I’ve been doing some work with Hadoop lately, and I just ran into an interesting problem with networking. This isn’t a bug, per se, but a conflict in my configuration.

I’m running on a laptop, using a pseudo-distributed cluster. That means all the different processes are running, but they’re all running on one box. That makes it possible to test jobs with full network communication, but without deploying to a production cluster.

I’m also working remotely, connecting to the corporate network by VPN. As is commonly done, our VPN is configured to completely separate the client machine from its local network. (If it didn’t, you could use the VPN machine to bridge the secure corporate network to your home ISP, coffeeshop, airport, etc.)
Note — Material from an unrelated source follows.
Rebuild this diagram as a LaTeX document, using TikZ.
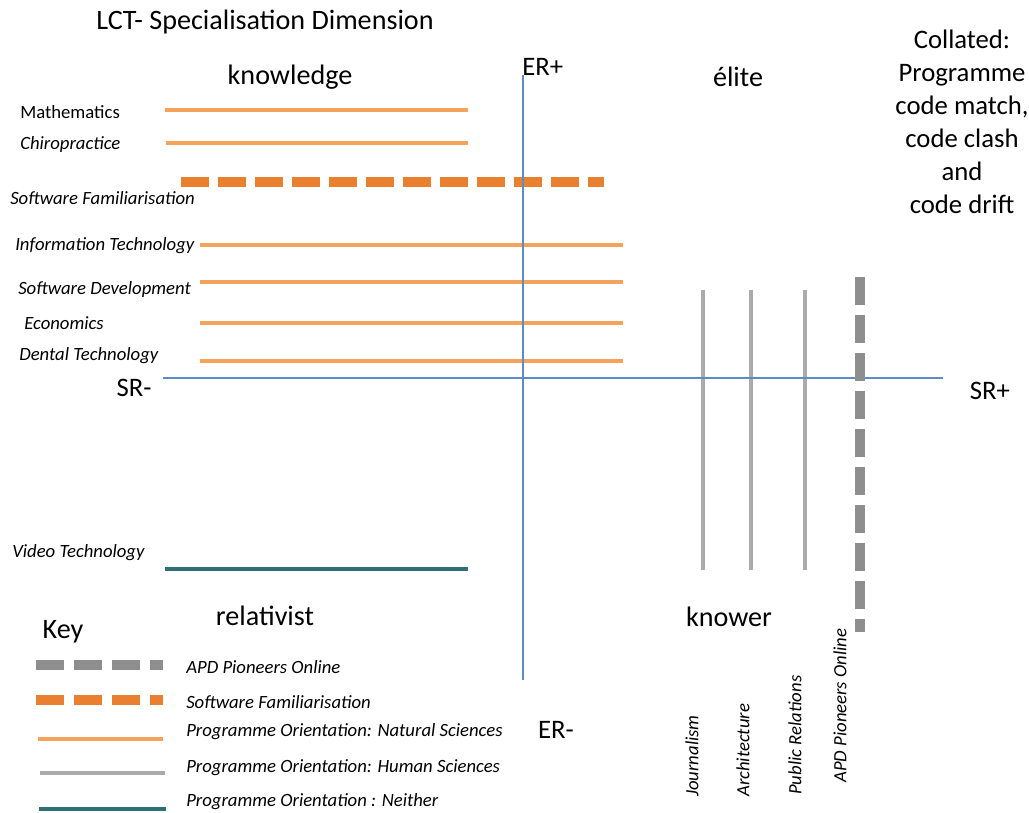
\documentclass[tikz,border=0pt]{standalone}
\usepackage{fontspec}
\setmainfont{Carlito}
\usepackage{tikz}
\pgfdeclarelayer{bg}
\pgfsetlayers{bg,main}
\definecolor{axisblue}{HTML}{5B8CC5}
\definecolor{natorange}{HTML}{F5A35B}
\definecolor{sforange}{HTML}{E8802F}
\definecolor{humgrey}{HTML}{ABABAB}
\definecolor{apdgrey}{HTML}{8E8E8E}
\definecolor{neitherteal}{HTML}{2F6F78}
\tikzset{
    every node/.style={inner sep=0mm}
}
\tikzset{
    bigtext/.style={font=\fontsize{20}{23.5}\selectfont},
    axistext/.style={font=\fontsize{19}{22}\selectfont},
    progtext/.style={font=\fontsize{13.3}{15}\selectfont\itshape, anchor=west},
    axisline/.style={axisblue, line width=1.5pt},
    natline/.style={natorange, line width=3pt},
    sfline/.style={sforange, line width=7pt, dash pattern=on 0.7cm off 0.225cm},
    humline/.style={humgrey, line width=3pt},
    apdline/.style={apdgrey, line width=7pt, dash pattern=on 0.7cm off 0.25cm},
    neitherline/.style={neitherteal, line width=3pt}
}

\begin{document}
\begin{tikzpicture}[x=0.025cm, y=-0.025cm]
    \useasboundingbox (0,0) rectangle (1029,812);

    \node (title) [bigtext] at (265, 22) {LCT- Specialisation Dimension};
    \node (knowledge) [bigtext] at (290, 77) {knowledge};
    \node (elite) [bigtext] at (738, 77) {élite};
    \node (relativist) [bigtext] at (265, 616) {relativist};
    \node (knower) [bigtext] at (729, 617) {knower};
    \node (collated) [axistext, font=\fontsize{19}{23.5}\selectfont, align=center] at (962, 122) {Collated:\\ Programme\\ code match,\\ code clash\\ and\\ code drift};

    \node (ERp) [axistext, anchor=west] at (522, 67) {ER+};
    \node (ERm) [axistext] at (556, 730) {ER-};
    \node (SRm) [axistext] at (134, 388) {SR-};
    \node (SRp) [axistext] at (990, 391) {SR+};

    \node (math) [progtext, font=\fontsize{13.3}{15}\selectfont] at (20, 112) {Mathematics};
    \node (chiro) [progtext] at (20, 145) {Chiropractice};
    \node (sf) [progtext] at (10, 198) {Software Familiarisation};
    \node (it) [progtext] at (15, 246) {Information Technology};
    \node (sd) [progtext] at (18, 290) {Software Development};
    \node (econ) [progtext] at (24, 323) {Economics};
    \node (dental) [progtext] at (19, 356) {Dental Technology};
    \node (video) [progtext] at (12, 553) {Video Technology};

    \node (journ) [progtext, rotate=90] at (692, 797) {Journalism};
    \node (arch) [progtext, rotate=90] at (743, 797) {Architecture};
    \node (pr) [progtext, rotate=90] at (795, 795) {Public Relations};
    \node (apd) [progtext, rotate=90] at (840, 783) {APD Pioneers Online};

    \coordinate (math1) at (165, 110);  \coordinate (math2) at (468, 110);
    \coordinate (chiro1) at (166, 143); \coordinate (chiro2) at (468, 143);
    \coordinate (sf1) at (181, 182);    \coordinate (sf2) at (604, 182);
    \coordinate (it1) at (200, 245);    \coordinate (it2) at (623, 245);
    \coordinate (sd1) at (200, 282);    \coordinate (sd2) at (623, 282);
    \coordinate (econ1) at (200, 323);  \coordinate (econ2) at (623, 323);
    \coordinate (dental1) at (200, 361); \coordinate (dental2) at (623, 361);
    \coordinate (video1) at (165, 569); \coordinate (video2) at (468, 569);
    \coordinate (journ1) at (703, 290); \coordinate (journ2) at (703, 570);
    \coordinate (arch1) at (751, 290);  \coordinate (arch2) at (751, 570);
    \coordinate (pr1) at (805, 290);    \coordinate (pr2) at (805, 570);
    \coordinate (apd1) at (860, 277);   \coordinate (apd2) at (860, 632);

    \coordinate (erp) at (523, 75);
    \coordinate (erm) at (523, 680);
    \coordinate (srm) at (163, 378);
    \coordinate (srp) at (943, 378);

    \begin{pgfonlayer}{bg}
        \draw [natline] (math1) -- (math2);
        \draw [natline] (chiro1) -- (chiro2);
        \draw [sfline] (sf1) -- (sf2);
        \draw [natline] (it1) -- (it2);
        \draw [natline] (sd1) -- (sd2);
        \draw [natline] (econ1) -- (econ2);
        \draw [natline] (dental1) -- (dental2);
        \draw [neitherline] (video1) -- (video2);
        \draw [humline] (journ1) -- (journ2);
        \draw [humline] (arch1) -- (arch2);
        \draw [humline] (pr1) -- (pr2);
    \end{pgfonlayer}

    \draw [axisline] (erp) -- (erm);
    \draw [axisline] (srm) -- (srp);
    \draw [apdline] (apd1) -- (apd2);

    % key
    \node (key) [bigtext] at (63, 632) {Key};
    \coordinate (kapd1) at (36, 665);  \coordinate (kapd2) at (163, 665);
    \coordinate (ksf1) at (36, 700);   \coordinate (ksf2) at (163, 700);
    \coordinate (knat1) at (38, 739);  \coordinate (knat2) at (163, 739);
    \coordinate (khum1) at (40, 773);  \coordinate (khum2) at (165, 773);
    \coordinate (knei1) at (39, 809);  \coordinate (knei2) at (166, 809);
    \draw [apdline] (kapd1) -- (kapd2);
    \draw [sfline, dash pattern=on 0.7cm off 0.25cm] (ksf1) -- (ksf2);
    \draw [natline] (knat1) -- (knat2);
    \draw [humline] (khum1) -- (khum2);
    \draw [neitherline] (knei1) -- (knei2);
    \node (kapd) [progtext] at (186, 667) {APD Pioneers Online};
    \node (ksf) [progtext] at (186, 702) {Software Familiarisation};
    \node (knat) [progtext] at (186, 732) {Programme Orientation: Natural Sciences};
    \node (khum) [progtext] at (186, 768) {Programme Orientation: Human Sciences};
    \node (knei) [progtext] at (186, 802) {Programme Orientation : Neither};
\end{tikzpicture}
\end{document}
Here’s the problem: when on the VPN, my machine can’t talk to its own IP address. Right now, ifconfig reports the laptops IP address as 192.168.1.105. That’s the address associated with the physical NIC on the machine.

The odd part is that Hadoop mostly works this way. I’ve configured the name node, job tracker, task tracker, datanodes, etc. to all use “localhost”. I can use HDFS, I can submit jobs, and all the map tasks work fine. The only problem is that when the map tasks finish, the task tracker cannot send data from the map tasks to the reduce tasks. The job appears to hang.

In the task tracker’s log file, I see reports every 20 seconds or so that say

2009-07-31 11:01:33,992 INFO org.apache.hadoop.mapred.TaskTracker: attempt_200907310946_003_r_000000_0 0.0% reduce > copy >

The instant I disconnected from the VPN, the copy proceeded and the reduce job ran.

I’m sure there’s a configuration property somewhere within Hadoop that I can change. When (if) I find it, I’ll update this post.